Selon donc les zones agro-climatiques dans le pays on
dénombre une panoplie de techniques traditionnelles de conservation des
eaux et des sols à effet plus ou moins efficace dans la
préservation et la restauration des ressources naturelles. Ces
techniques comprennent le zaï, le paillage, le cordon pierreux, la fumure
organique, les demi-lunes, la régénération naturelle
assistée, les haies vives, le compostage en tas et les
aménagements sur les bassins versants.
1.2.1. Le Zaï
Une des techniques traditionnelle de CES pratiquée
dans le Plateau Central du Burkina est le « Zaï ». Dans cette
zone, la pluviométrie moyenne est de 562 mm (Bandré et al, 1998)
et les sols y sont fortement encroûtés. Par définition, les
« Zaï » sont des trous ou des cuvettes à diamètre
compris entre 20 et 30 cm avec une profondeur de 10 à 15 cm
(Bandré et al, 1998). Les dimensions des Zaï varient en fonction
des types de sols sur lesquels ils sont creusés. Ainsi, sur les sols
latéritiques à capacité de rétention d'eau
limitée, ils sont le plus souvent grands. Par contre, sur les sols
argileux moins perméables à l'eau, les « Zaï »
sont plus réduits. La terre excavée est déposée en
croissant vers l'aval du creux afin de capter les eaux de ruissellement. Le
nombre de cuvettes par hectare est fonction de leur espacement et fluctue entre
12.000 et 15.000. Les lignes de Zaï doivent être
décalées et perpendiculaires à la plus grande pente du
terrain
1 Il s'agit des feux de brousse, des cultures sur
brûlis, la coupe du bois
2 C'est l'utilisation abusive des produits chimiques
due aux variétés modernes
Cette technique est surtout utilisée dans l'optique de
réhabiliter les sols latéritiques et sabloargileux devenus
dénudés. La période appropriée pour mettre en place
le zaï est la saison sèche (Novembre à Mai) en raison de la
disponibilité de la main d'oeuvre nécessaire.
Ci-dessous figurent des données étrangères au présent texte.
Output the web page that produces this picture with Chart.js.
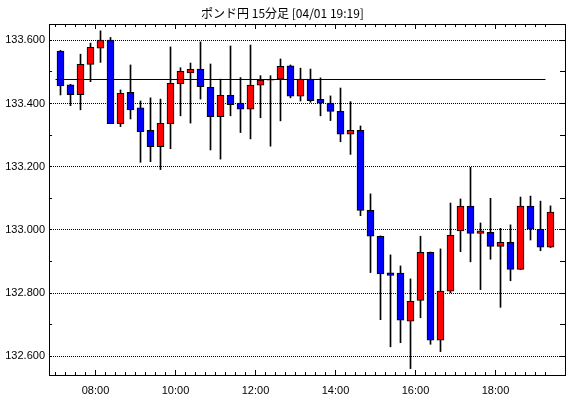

Le temps nécessaire à la mise en «
zaï » d'un champ de l'ordre d'un hectare est d'environ 60 jours de
travail. Les « zaï » captent la litière et les sables
fins transportés par le vent. A cela, les paysans ajoutent une certaine
quantité de fumier dans les cuvettes afin d'attirer les termites. Les
termites quant à eux creusent des galeries et facilitent ainsi
l'infiltration profonde des eaux de pluie et de ruissellement. En plus de leur
contribution à l'amélioration de la porosité des sols et
à la capacité de rétention de l'eau, les termites
transportent également les éléments nutritifs des couches
supérieures profondes vers des horizons supérieurs et
inversement. Les zaï sont efficaces parce qu'ils concentrent l'eau et la
fumure en un même point (Ouédraogo et Kaboré, 1996). Les
rendements en céréales (mil et sorgho) à partir des
zaï sont remarquables en année de pluviométrie normale avec
environ 500 à 1000kg/ha (Bandré et al, 1998). Pendant la seconde
année de culture de zaï, les paysans sèment à nouveau
dans les cuvettes existantes ou dans de nouvelles cuvettes si l'espacement
entre les anciennes cuvettes permet d'en creuser de nouvelles. Ainsi,
après environ cinq années de culture, l'ensemble de la surface
aménagée est amélioré par les zaï et l'action
des termites (Roose et al, 1994). Dans le Plateau central, le zaï a un
taux d'adoption compris entre 60 et 80% (Ouédraogo et al, 2006).